Tuesday, November 18, 2008

Dual core/processors

Everyone wants dual core and many don't even know what the hell it is other than 2 is always better than one.

Dual core is similar to having two processors or what they call dual processors, duh. The most common misconception with dual core/processors is that it equals twice the speed. In reality 2Ghz dual core or dual processors does not equal 4Ghz. That is not how it works.

Let's use the analogy of a car. A car's top speed usually depends on its engine capacity. The higher the engine capacity, the more likely its top speed increases. When it can travel faster, it can reach a destination faster too. This is why a processor keeps increasing in speed as well. The faster it is, the faster it can complete its task too.

Having dual core/processors is not like having the engine overhauled with twice the engine capacity. In fact what you get is two of the exact same cars. How does it helps in completing a task faster?

Say there are 10 of you planning to go somewhere. If you have only one car, only 5 person can travel at one time. If the journey takes 30mins, then the total time taken will be 60mins for all 10 to reach the destination (exlude the time taken for the car to travel back to pick up the other 5). Now if you have 2 cars, all 10 people can travel at the same time and hence reach the destination in 30mins. That is half the time taken as compared to if you only have one car. If you translate that passenger load into tasks a processor has to compute, then it means a dual core/processor equipped computer will take half the time to finish a task as compared to a single core/processor computer.

So sounds good doesn't it? However, there are few things you have to take note of.

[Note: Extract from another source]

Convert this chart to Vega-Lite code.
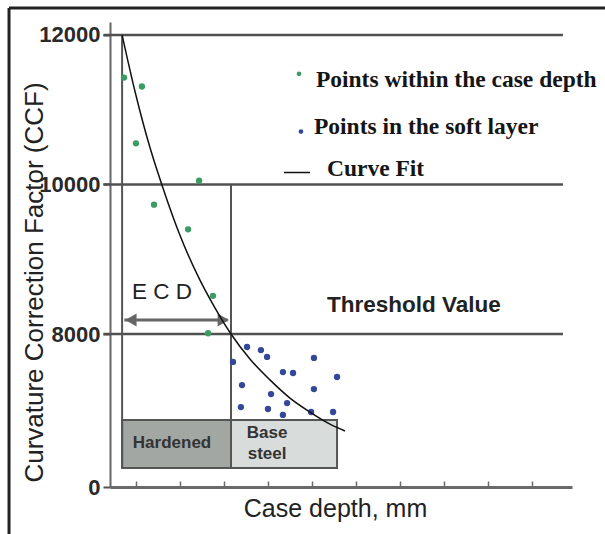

Your operating system and applications must be dual core/processor aware to take advantage. That means it must know that there are two processors it can use. If they are not, then they can only detect one processor and the other one will not be used at all. When that happens, you are better off with one processor instead. This is the same as having 10 people with 2 cars but none of them realised they have a second car that they can use.

Also, dual core/processors will only be effective when the load requires more than 1 processor. In the example of the car, even if there are 2 cars but only 5 people, then effectively one of the two car is useless as only one car is required.

Now, not to confuse you but although I did mentioned that it is pointless if your applications cannot make use of dual core/processors, it still have its advantages as long as your operating system does. Having dual core/processors with an operating system that is aware of its existance means that your operating system no longer need to fight with your applications for resources. In single core/processor system, if an application sucks up all the resources a processor has, your operating system is left breathless and that is how systems hangs or slows down. An application runs on top of the operating system. If the operating system is dying, how can the application run? In a dual core/processor system, an application can suck up all the resources on one core/processor and the operating system can rely on the other to stay alive.

So yes it does speed things up (depending on the scenario above) but no, it is not all the time.